**TASK DETAILS:**
In the entries below, find the line containing "Generate a Python" and the line containing "3355, 1, 1]". Copy those two lines and everything between them exactly, without the pictures.

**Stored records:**
——————
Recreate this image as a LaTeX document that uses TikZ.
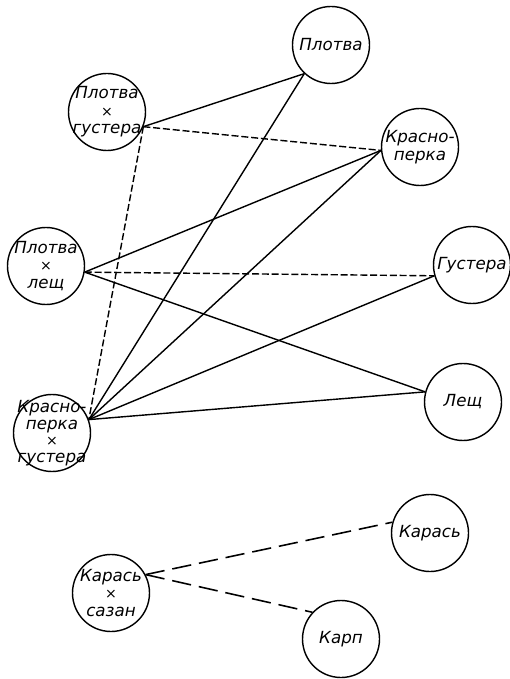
\documentclass[tikz,border=0pt]{standalone}
\usepackage{fontspec}
\setmainfont{DejaVu Sans}
\usetikzlibrary{positioning}
\tikzset{
  fnode/.style={draw, circle, line width=0.8pt, minimum size=1.54cm, inner sep=-8pt,
                align=center, font=\itshape\fontsize{9.5}{10}\selectfont},
  tie/.style={line width=0.8pt},
  weaktie/.style={line width=0.8pt, dash pattern=on 4pt off 1.6pt},
  fartie/.style={line width=0.9pt, dash pattern=on 11pt off 4.5pt},
}
\begin{document}
\begin{tikzpicture}
\useasboundingbox (0,0) rectangle (10.2,-13.58);
% hybrids (left)
\node[fnode] (plgus) at (2.14,-2.24) {Плотва\\{\footnotesize ×}\\густера};
\node[fnode] (pllesh) at (0.92,-5.32) {Плотва\\{\footnotesize ×}\\лещ};
\node[fnode, font=\itshape\fontsize{9.5}{9.5}\selectfont] (krgus) at (1.04,-8.66) {Красно-\\перка\\{\footnotesize ×}\\густера};
\node[fnode] (karsaz) at (2.22,-11.86) {Карась\\{\footnotesize ×}\\сазан};

% parent species (right)
\node[fnode] (plotva) at (6.62,-0.90) {Плотва};
\node[fnode] (krasn) at (8.40,-2.94) {Красно-\\перка};
\node[fnode] (gust) at (9.44,-5.30) {Густера};
\node[fnode] (lesh) at (9.26,-8.04) {Лещ};
\node[fnode] (karas) at (8.60,-10.66) {Карась};
\node[fnode] (karp) at (6.82,-12.78) {Карп};

% Плотва x густера
\draw[tie] (plgus.-22) -- (plotva.227);
\draw[weaktie] (plgus.-22) -- (krasn.185);
\draw[weaktie] (plgus.-22) -- (krgus.20);

% Плотва x лещ
\draw[tie] (pllesh.-9) -- (krasn.185);
\draw[weaktie] (pllesh.-9) -- (gust.196);
\draw[tie] (pllesh.-9) -- (lesh.165);

% Красноперка x густера
\draw[tie] (krgus.20) -- (plotva.227);
\draw[tie] (krgus.20) -- (krasn.185);
\draw[tie] (krgus.20) -- (gust.196);
\draw[tie] (krgus.20) -- (lesh.165);

% Карась x сазан
\draw[fartie] (karsaz.28) -- (karas.164);
\draw[fartie] (karsaz.28) -- (karp.137);
\end{tikzpicture}
\end{document}
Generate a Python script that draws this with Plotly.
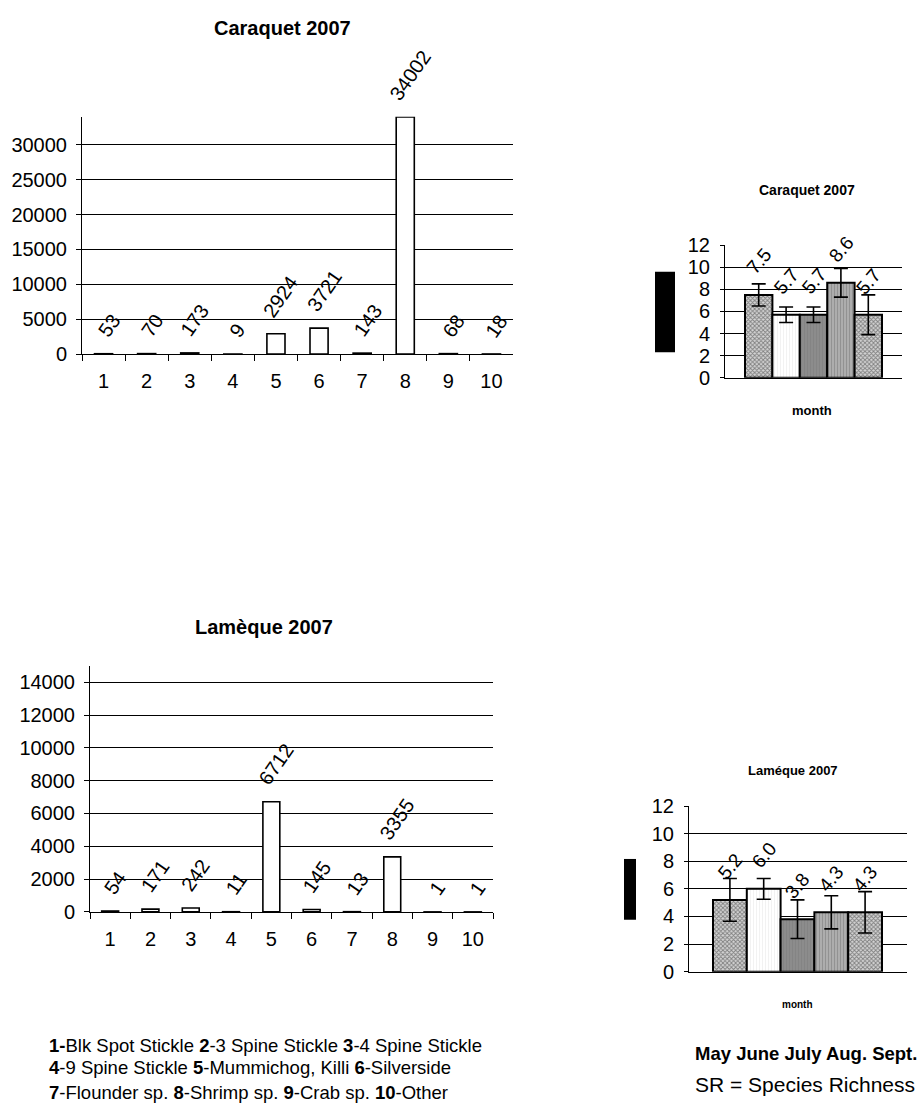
import plotly.graph_objects as go

# ---- data -------------------------------------------------------------
species = ["1", "2", "3", "4", "5", "6", "7", "8", "9", "10"]
caraquet_counts = [53, 70, 173, 9, 2924, 3721, 143, 34002, 68, 18]
lameque_counts = [54, 171, 242, 11, 6712, 145, 13, 3355, 1, 1]

months = ["May", "June", "July", "Aug.", "Sept."]
caraquet_sr = [7.5, 5.7, 5.7, 8.6, 5.7]
caraquet_sr_err = [1.0, 0.7, 0.7, 1.3, 1.8]
lameque_sr = [5.2, 6.0, 3.8, 4.3, 4.3]
lameque_sr_err = [1.55, 0.75, 1.4, 1.2, 1.5]

legend_lines = [
    "<b>1-</b>Blk Spot Stickle <b>2</b>-3 Spine Stickle <b>3</b>-4 Spine Stickle",
    "<b>4</b>-9 Spine Stickle <b>5</b>-Mummichog, Killi <b>6</b>-Silverside",
    "<b>7</b>-Flounder sp. <b>8</b>-Shrimp sp. <b>9</b>-Crab sp. <b>10</b>-Other",
]

# ---- page geometry helpers (pixel -> paper fraction) ------------------
W, H = 920, 1117
FONT = "Liberation Sans, Arial, sans-serif"


def fx(px):
    return px / W


def fy(py):
    return 1 - py / H


# fill style for each month bar
checker = dict(shape="x", fgcolor="#2a2a2a", bgcolor="#d4d4d4", size=3, solidity=0.5)
month_styles = [
    dict(color="#9a9a9a", pattern=checker),
    dict(color="#ffffff", pattern=dict(shape="|", fgcolor="#e2e2e2", bgcolor="#ffffff", size=3, solidity=0.3)),
    dict(color="#8a8a8a", pattern=dict(shape="|", fgcolor="#7a7a7a", bgcolor="#8c8c8c", size=3, solidity=0.3)),
    dict(color="#a5a5a5", pattern=dict(shape="|", fgcolor="#737373", bgcolor="#b0b0b0", size=3, solidity=0.4)),
    dict(color="#9a9a9a", pattern=checker),
]

fig = go.Figure()

# ---- species count bars ------------------------------------------------
for counts, xa, ya in [(caraquet_counts, "x", "y"), (lameque_counts, "x3", "y3")]:
    fig.add_trace(go.Bar(
        x=species, y=counts, width=0.42,
        marker=dict(color="white", line=dict(color="black", width=1.6)),
        xaxis=xa, yaxis=ya, hoverinfo="x+y",
    ))

# ---- species richness bars (one trace per month) ----------------------
for values, errs, xa, ya in [(caraquet_sr, caraquet_sr_err, "x2", "y2"),
                             (lameque_sr, lameque_sr_err, "x4", "y4")]:
    for m, v, e, st in zip(months, values, errs, month_styles):
        fig.add_trace(go.Bar(
            x=[m], y=[v], width=[1.0],
            marker=dict(color=st["color"], pattern=st["pattern"],
                        line=dict(color="black", width=2)),
            error_y=dict(type="data", array=[e], color="black", thickness=1.6, width=7),
            xaxis=xa, yaxis=ya, hoverinfo="x+y",
        ))

annotations = []

# rotated value labels above each bar (category position given by index)
for counts, xr, yr in [(caraquet_counts, "x", "y"), (lameque_counts, "x3", "y3")]:
    for idx, v in enumerate(counts):
        annotations.append(dict(
            x=idx, y=v, xref=xr, yref=yr, text=str(v), showarrow=False,
            textangle=-55, xanchor="center", yanchor="bottom",
            xshift=5, yshift=10, font=dict(size=20, color="black"),
        ))
for values, xr, yr in [(caraquet_sr, "x2", "y2"), (lameque_sr, "x4", "y4")]:
    for idx, v in enumerate(values):
        annotations.append(dict(
            x=idx, y=v, xref=xr, yref=yr, text=f"{v:.1f}", showarrow=False,
            textangle=-50, xanchor="center", yanchor="bottom",
            yshift=14, font=dict(size=19, color="black"),
        ))


def page_text(text, x, y, size, xanchor="center", bold=False):
    annotations.append(dict(
        x=fx(x), y=fy(y), xref="paper", yref="paper", showarrow=False,
        text=f"<b>{text}</b>" if bold else text, xanchor=xanchor, yanchor="middle",
        align="left", font=dict(size=size, color="black"),
    ))


page_text("Caraquet 2007", 282, 17, 20, bold=True)
page_text("Caraquet 2007", 807, 183, 14, bold=True)
page_text("month", 812, 408, 13, bold=True)
page_text("Lamèque 2007", 264, 628, 20, bold=True)
page_text("Laméque 2007", 793, 775, 13, bold=True)
page_text("month", 797, 1013, 10, bold=True)
page_text("May June July Aug. Sept.", 693, 1063, 18.5, xanchor="left", bold=True)
page_text("SR = Species Richness", 693, 1095, 21, xanchor="left")
for line, y in zip(legend_lines, [1055, 1078, 1103]):
    page_text(line, 47, y, 18.5, xanchor="left")

# solid blocks where the richness axis titles sit
shapes = [
    dict(type="rect", xref="paper", yref="paper", x0=fx(655), x1=fx(675),
         y0=fy(348), y1=fy(266), fillcolor="black", line=dict(width=0)),
    dict(type="rect", xref="paper", yref="paper", x0=fx(624), x1=fx(636),
         y0=fy(927), y1=fy(865), fillcolor="black", line=dict(width=0)),
]

count_x = dict(type="category", categoryorder="array", categoryarray=species,
               range=[-0.5, 9.5], showline=True, linecolor="black", linewidth=1,
               showgrid=False, tickson="boundaries", ticks="outside", ticklen=6,
               tickwidth=1, tickcolor="black", tickfont=dict(size=20),
               ticklabelstandoff=9)
count_y = dict(showline=True, linecolor="black", linewidth=1, showgrid=True,
               gridcolor="black", gridwidth=1, zeroline=False, ticks="outside",
               ticklen=5, tickcolor="black", tickformat="d",
               tickfont=dict(size=20), ticklabelstandoff=5)
month_x = dict(type="category", categoryorder="array", categoryarray=months,
               showline=True, linecolor="black", linewidth=1, showgrid=False,
               showticklabels=False, ticks="")
month_y = dict(range=[0, 12], dtick=2, showline=True, linecolor="black", linewidth=1,
               showgrid=True, gridcolor="black", gridwidth=1, zeroline=False,
               ticks="outside", ticklen=4, tickcolor="black",
               tickfont=dict(size=20), ticklabelstandoff=6)

fig.update_layout(
    width=W, height=H, margin=dict(l=0, r=0, t=0, b=0),
    paper_bgcolor="white", plot_bgcolor="white",
    font=dict(family=FONT, color="black"),
    showlegend=False, barmode="overlay",
    xaxis=dict(count_x, domain=[fx(82), fx(513)], anchor="y"),
    yaxis=dict(count_y, domain=[fy(350), fy(108)], range=[0, 34002], dtick=5000, anchor="x"),
    xaxis2=dict(month_x, domain=[fx(725), fx(902)], range=[-1.23, 5.23], anchor="y2"),
    yaxis2=dict(month_y, domain=[fy(374), fy(239)], anchor="x2"),
    xaxis3=dict(count_x, domain=[fx(90), fx(493)], anchor="y3"),
    yaxis3=dict(count_y, domain=[fy(919), fy(668)], range=[0, 15000], dtick=2000, anchor="x3"),
    xaxis4=dict(month_x, domain=[fx(689), fx(907)], range=[-1.21, 5.24], anchor="y4"),
    yaxis4=dict(month_y, domain=[fy(980), fy(811)], anchor="x4"),
    annotations=annotations, shapes=shapes,
)

fig.write_html("out.html")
——————
**COMPLETED TASK:**
Generate a Python script that draws this with Plotly.
import plotly.graph_objects as go

# ---- data -------------------------------------------------------------
species = ["1", "2", "3", "4", "5", "6", "7", "8", "9", "10"]
caraquet_counts = [53, 70, 173, 9, 2924, 3721, 143, 34002, 68, 18]
lameque_counts = [54, 171, 242, 11, 6712, 145, 13, 3355, 1, 1]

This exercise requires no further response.